なかなか初詣の列が進まないので 「何だろう?」 と思ってみると、最前列の人が宮司氏の祝詞と神事が終わるまで待っているようだ。参拝者はそそくさとお参りを済ませてベルトコンベア式に流れていくのが普通だと思っていたけれど、ここでは神事が終わるまで待っているのが作法らしい。たっぷり15分以上は止まっていたけれど、誰も文句を言う人はいない。…ここは、そういう文化なんだなぁ(´・ω・`)
しかも、一般参賀であって氏子でもないのにお札を無料で頂いてしまった。所変われば何とやら…で、太っ腹というか何というか…こういう神社もあるんだなぁ、としばし関心してしまった(^^;)
さて社殿脇では古いお札の炊き上げを行っていた。一見するとごみ焼却炉そのもので、写真的にはもう少し風情があるといいんだけどな…などと思ってみたり(^^;)
赤々と照らされる古神札納所…
■ 開拓者たちの出自
その横に、五角柱の 「地神様」 が祀られていた。これは四国は阿波国の神である。なぜこんなところに阿波国の神様がいるのかといえば、ちょうどこの周囲に開拓に入ったのが阿波国からの移住者だったからだ。

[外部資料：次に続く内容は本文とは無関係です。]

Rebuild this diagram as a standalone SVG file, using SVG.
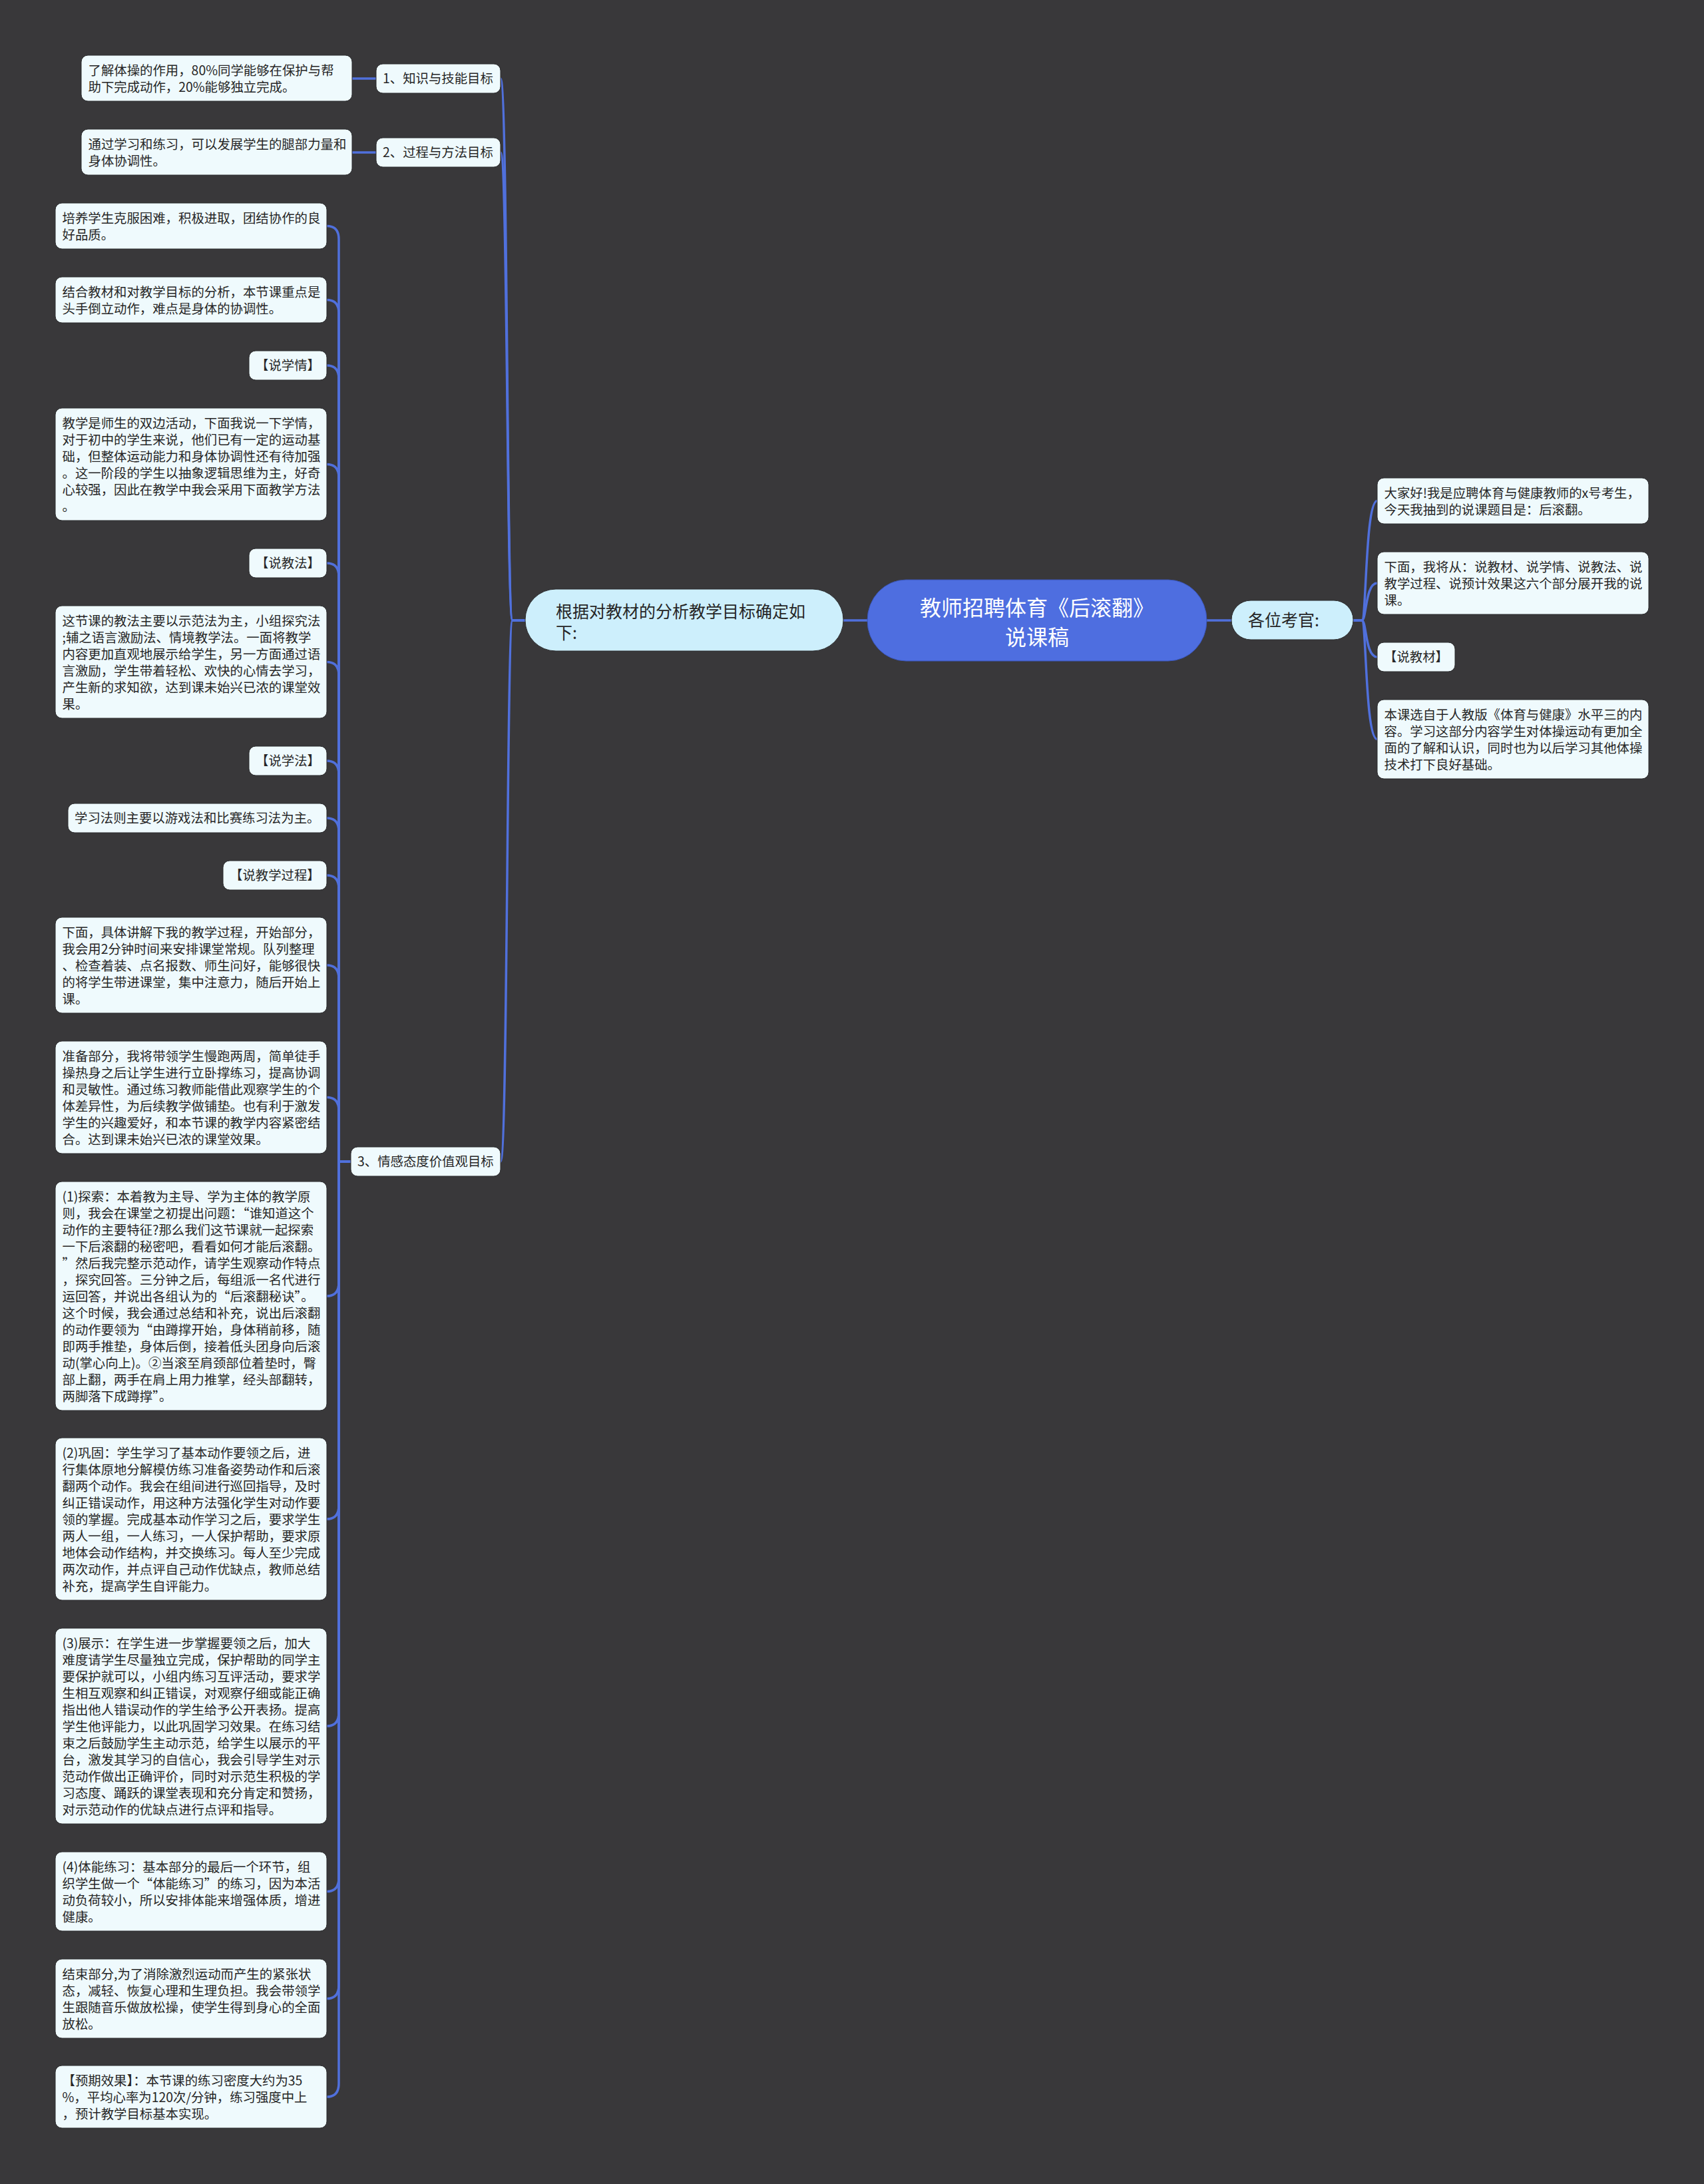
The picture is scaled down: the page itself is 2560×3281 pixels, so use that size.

開拓地に全国から流動した人々が流れ込んでいく過程は、明治十年代の松方デフレに端を発する。大蔵卿松方正義が西南戦争後のインフレ対策としてデフレ政策(含:不換紙幣の回収+緊縮財政)をとったことから、農村が窮乏し余剰人口が大都市と振興開拓地へと移動(※)していった。那須野ヶ原の民間への払い下げ=華族農場の誕生も実はこの政策の資金源を確保するための国有財産(→元は徳川幕府の財産)処分の一環で、松方正義は実は那須野が原とは深い関係にある。
※この都市部に流れ込んだ余剰人員が、のちに工場労働者層となって日本の工業化を支えていくことになる
さて黒磯地区に入った開拓民に話を戻そう。彼らの出自は現在の徳島県阿南市辰巳町にある。
徳島といえば気候の温暖なところ…とのイメージがあるが、彼らの故郷である辰巳町はその中にあって那賀川と桑野川という2河川の合流する河口の砂州上にあり、たびたび洪水で大きな被害を被る地勢にあった。
そしてちょうど明治21年(1888)7月、この付近で大規模な水害が起こり、辰巳町(当時は村?)は壊滅的な打撃をうけた。デフレによって経済的に困窮していた彼らはついに復興を諦め、故郷を捨てて安全な新天地を目指す決意をするのである。翌明治22〜23年にかけて23戸が黒磯の地に移住し、長い苦労の果てに美田を拓いていったという。
彼らの物語は、子孫たちによって記念碑となり黒磯神社内に掲げられている。阿波に限らず広大な那須野ヶ原の開拓には全国から多数の開拓民が集参して現代に至っているのだが、それについてはまた機会を改めて記すことにしよう。